I've been trying to understand Probabilistic PCA and I got stuck on the following equation that tries to find what should the discarded eigenvalues be
$$\mathcal{L} = -\frac{N}{2}\left\{d \ln(2\pi)+\sum_{j=1}^{q'}\ln\lambda_j+(d-q')ln\left(\frac{1}{d-q'}\sum_{j=q'+1}^{d}\lambda_j\right)+d \right\}$$
The authors argue that minimizing the above equation is same as minimizing
$$E := \ln\left(\frac{1}{d-q'}\sum_{j=q'+1}^{d}\lambda_j\right) - \frac{1}{d-q'}\sum_{j=q'+1}^{d}\ln\lambda_j$$
After this they say
Interestingly, the minimization of E leads only to the requirement that the discarded $\lambda_j$ be adjacent within the spectrum of the ordered eigenvalues of S
I'm unable to prove the above statement.
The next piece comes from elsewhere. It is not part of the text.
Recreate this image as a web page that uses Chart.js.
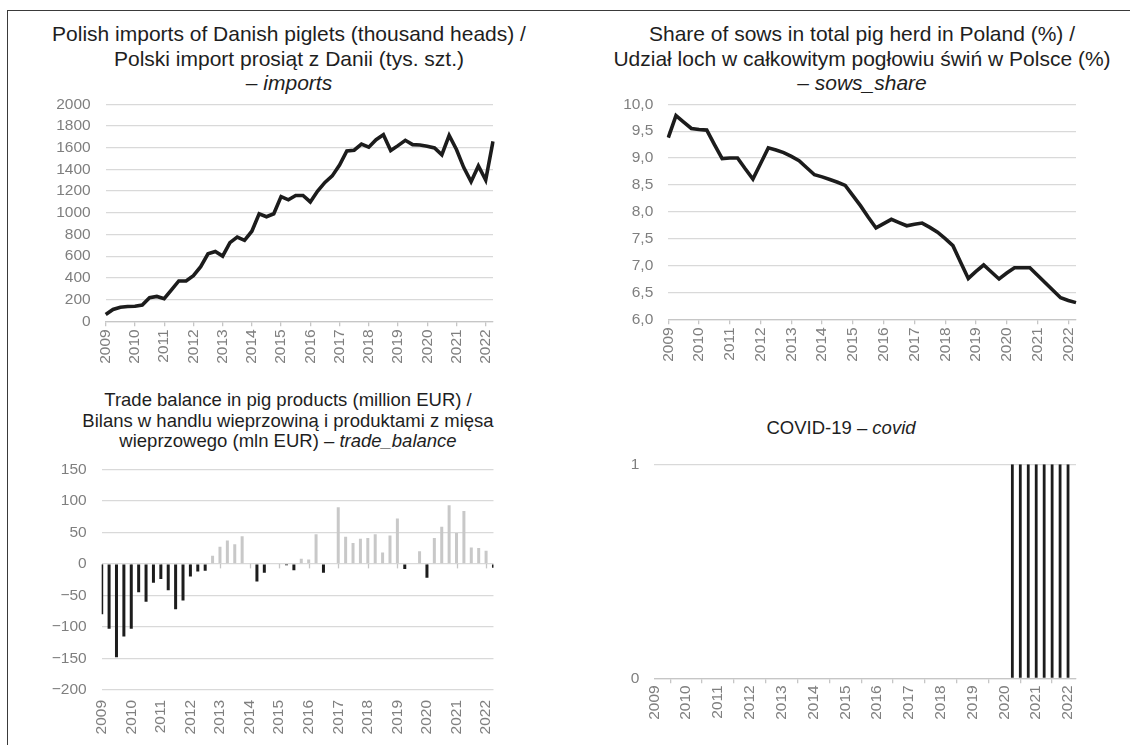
<!DOCTYPE html>
<html>
<head>
<meta charset="utf-8">
<script src="https://cdn.jsdelivr.net/npm/chart.js@4.4.1/dist/chart.umd.min.js"></script>
<style>
  html, body { margin: 0; padding: 0; background: #fff; }
  body { width: 1130px; height: 745px; position: relative; overflow: hidden; font-family: "Liberation Sans", Arial, sans-serif; }
  .frame { position: absolute; left: 7px; top: 10px; width: 1130px; height: 745px; border-top: 1.5px solid #3a3a3a; border-left: 1.5px solid #3a3a3a; }
  canvas { position: absolute; }
  .title { position: absolute; text-align: center; color: #1e1e1e; white-space: nowrap; }
  .title i { font-style: italic; }
</style>
</head>
<body>
<div class="frame"></div>

<div class="title" id="t1" style="left:9px; top:22px; width:560px; font-size:21px; line-height:24.5px;">
  Polish imports of Danish piglets (thousand heads) /<br>Polski import prosiąt z Danii (tys. szt.)<br>– <i>imports</i>
</div>
<div class="title" id="t2" style="left:582px; top:22px; width:560px; font-size:21px; line-height:24.5px;">
  Share of sows in total pig herd in Poland (%) /<br>Udział loch w całkowitym pogłowiu świń w Polsce (%)<br>– <i>sows_share</i>
</div>
<div class="title" id="t3" style="left:38px; top:390px; width:500px; font-size:18.5px; line-height:20.5px;">
  Trade balance in pig products (million EUR) /<br>Bilans w handlu wieprzowiną i produktami z mięsa<br>wieprzowego (mln EUR) – <i>trade_balance</i>
</div>
<div class="title" id="t4" style="left:591px; top:418px; width:500px; font-size:18.5px; line-height:20.5px;">
  COVID-19 – <i>covid</i>
</div>

<canvas id="c1" width="515" height="300" style="left:0px; top:80px;"></canvas>
<canvas id="c2" width="565" height="300" style="left:565px; top:80px;"></canvas>
<canvas id="c3" width="515" height="300" style="left:0px; top:445px;"></canvas>
<canvas id="c4" width="565" height="305" style="left:565px; top:440px;"></canvas>

<script>
// ---------- DATA ----------
const quarters = [
  '2009Q1','2009Q2','2009Q3','2009Q4','2010Q1','2010Q2','2010Q3','2010Q4',
  '2011Q1','2011Q2','2011Q3','2011Q4','2012Q1','2012Q2','2012Q3','2012Q4',
  '2013Q1','2013Q2','2013Q3','2013Q4','2014Q1','2014Q2','2014Q3','2014Q4',
  '2015Q1','2015Q2','2015Q3','2015Q4','2016Q1','2016Q2','2016Q3','2016Q4',
  '2017Q1','2017Q2','2017Q3','2017Q4','2018Q1','2018Q2','2018Q3','2018Q4',
  '2019Q1','2019Q2','2019Q3','2019Q4','2020Q1','2020Q2','2020Q3','2020Q4',
  '2021Q1','2021Q2','2021Q3','2021Q4','2022Q1','2022Q2'
];

const imports = [
  63, 109, 130, 136, 139, 150, 218, 229, 208, 290,
  372, 372, 420, 504, 622, 643, 601, 725, 776, 746,
  830, 991, 964, 991, 1150, 1120, 1160, 1160, 1100, 1200,
  1280, 1340, 1440, 1570, 1577, 1634, 1605, 1674, 1719, 1574,
  1619, 1668, 1628, 1625, 1614, 1598, 1535, 1713, 1583, 1417,
  1287, 1432, 1302, 1659
];

const sowsShare = [
  9.38, 9.79, 9.67, 9.55, 9.53, 9.52, 9.25, 8.99, 9.00, 9.00,
  8.80, 8.61, 8.90, 9.19, 9.15, 9.10, 9.03, 8.95, 8.82, 8.69,
  8.65, 8.60, 8.55, 8.49, 8.30, 8.11, 7.90, 7.70, 7.78, 7.86,
  7.80, 7.74, 7.77, 7.79, 7.71, 7.62, 7.50, 7.37, 7.06, 6.76,
  6.89, 7.01, 6.88, 6.75, 6.86, 6.96, 6.96, 6.96, 6.82, 6.68,
  6.54, 6.40, 6.35, 6.31
];

const tradeBalance = [
  -80, -103, -148, -115, -103, -45, -60, -30, -24, -42,
  -72, -58, -20, -12, -11, 13, 27, 37, 31, 44,
  -1, -28, -14, -1, 0, -2, -10, 8, 7, 47,
  -14, 1, 90, 43, 33, 40, 41, 47, 18, 45,
  72, -8, 0, 20, -22, 41, 59, 93, 49, 84,
  26, 25, 21, -6
];

const covid = [
  0, 0, 0, 0, 0, 0, 0, 0, 0, 0,
  0, 0, 0, 0, 0, 0, 0, 0, 0, 0,
  0, 0, 0, 0, 0, 0, 0, 0, 0, 0,
  0, 0, 0, 0, 0, 0, 0, 0, 0, 0,
  0, 0, 0, 0, 0, 1, 1, 1, 1, 1,
  1, 1, 1, 0
];

const importsTicks = { min: 0, max: 2000, step: 200 };
const sowsTicks = { min: 6, max: 10, step: 0.5 };
const tradeTicks = { min: -200, max: 150, step: 50 };
const covidTicks = { min: 0, max: 1, step: 1 };

// ---------- STYLE ----------
const FONT = '"Liberation Sans", Arial, sans-serif';
const TICK_COLOR = '#7f7f7f';
const GRID_COLOR = '#d9d9d9';
const AXIS_COLOR = '#c6c6c6';
const INK = '#1c1c1c';
const BAR_POS = '#c8c8c8';

function yearLabel(i) {
  const q = quarters[i];
  return q.endsWith('Q1') ? q.slice(0, 4) : null;
}

function xAxis(h, opts) {
  return {
    type: 'category',
    offset: false,
    grid: {
      drawOnChartArea: false,
      drawTicks: opts.ticks,
      tickLength: 5,
      color: AXIS_COLOR,
      lineWidth: 1.3
    },
    border: { display: opts.border, color: AXIS_COLOR, width: 1.3 },
    ticks: {
      autoSkip: false,
      maxRotation: 90,
      minRotation: 90,
      padding: opts.pad,
      color: TICK_COLOR,
      font: { family: FONT, size: 15.5 },
      callback: (v, i) => yearLabel(i)
    },
    afterFit: s => { s.height = h; }
  };
}

function yAxis(w, t, fmt) {
  return {
    min: t.min, max: t.max,
    grid: { color: GRID_COLOR, lineWidth: 1.3, drawTicks: false },
    border: { display: false },
    ticks: {
      stepSize: t.step,
      padding: 15,
      color: TICK_COLOR,
      font: { family: FONT, size: 15.5 },
      callback: fmt
    },
    afterFit: s => { s.width = w; }
  };
}

const common = {
  responsive: false,
  animation: false,
  devicePixelRatio: 1,
  plugins: { legend: { display: false }, tooltip: { enabled: false } }
};

const zeroTicks = {
  id: 'zeroTicks',
  beforeDatasetsDraw(chart) {
    const xs = chart.scales.x, ys = chart.scales.y;
    const y0 = ys.getPixelForValue(0);
    const ctx = chart.ctx;
    ctx.save();
    ctx.strokeStyle = AXIS_COLOR;
    ctx.lineWidth = 1.3;
    xs.ticks.forEach((t, i) => {
      if (t.label == null || t.label === '') return;
      const px = Math.round(xs.getPixelForTick(i)) + 0.5;
      ctx.beginPath();
      ctx.moveTo(px, y0);
      ctx.lineTo(px, y0 + 4.5);
      ctx.stroke();
    });
    ctx.restore();
  }
};

// 1. imports
new Chart(document.getElementById('c1'), {
  type: 'line',
  data: { labels: quarters, datasets: [{ data: imports, borderColor: INK, borderWidth: 3.6, pointRadius: 0, tension: 0, fill: false }] },
  options: Object.assign({}, common, {
    layout: { padding: { top: 20.7, right: 22, left: 0, bottom: 0 } },
    scales: {
      x: xAxis(58.7, { ticks: true, border: true, pad: 3 }),
      y: yAxis(105.7, importsTicks, v => String(v))
    }
  })
});

// 2. sows share
new Chart(document.getElementById('c2'), {
  type: 'line',
  data: { labels: quarters, datasets: [{ data: sowsShare, borderColor: INK, borderWidth: 3.6, pointRadius: 0, tension: 0, fill: false }] },
  options: Object.assign({}, common, {
    layout: { padding: { top: 21, right: 54, left: 0, bottom: 0 } },
    scales: {
      x: xAxis(60.7, { ticks: true, border: true, pad: 3 }),
      y: yAxis(103.3, sowsTicks, v => Number(v).toFixed(1).replace('.', ','))
    }
  })
});

// 3. trade balance
new Chart(document.getElementById('c3'), {
  type: 'bar',
  data: { labels: quarters, datasets: [{
    data: tradeBalance,
    backgroundColor: tradeBalance.map(v => v < 0 ? INK : BAR_POS),
    barThickness: 3,
    borderWidth: 0,
    inflateAmount: 0
  }] },
  options: Object.assign({}, common, {
    layout: { padding: { top: 18.3, right: 16.7, left: 0, bottom: 0 } },
    scales: {
      x: xAxis(55, { ticks: false, border: false, pad: 10 }),
      y: yAxis(101.7, tradeTicks, v => v < 0 ? '\u2212' + Math.abs(v) : String(v))
    }
  }),
  plugins: [zeroTicks]
});

// 4. covid
new Chart(document.getElementById('c4'), {
  type: 'bar',
  data: { labels: quarters, datasets: [{
    data: covid,
    backgroundColor: INK,
    barThickness: 2.8,
    borderWidth: 0,
    inflateAmount: 0
  }] },
  options: Object.assign({}, common, {
    layout: { padding: { top: 11, right: 54, left: 0, bottom: 0 } },
    scales: {
      x: xAxis(66.7, { ticks: true, border: true, pad: 2 }),
      y: yAxis(89.3, covidTicks, v => String(v))
    }
  })
});
</script>
</body>
</html>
I got some intuition from the following equivalent problem
$$E = \ln{x^Te} - \frac{1}{n}\sum_{i=1}^{n}\ln x_i$$
$$\nabla_x E = \frac{e}{x^Te} - \frac{1}{n}\sum_{i=1}^{n}\frac{e_i}{e_i^Tx}$$
A trivial solution occurs when all the components of $x$ are equal.
I'm unable to however convert this intuition into a rigorous solution, further is the trivial solution the only critical point?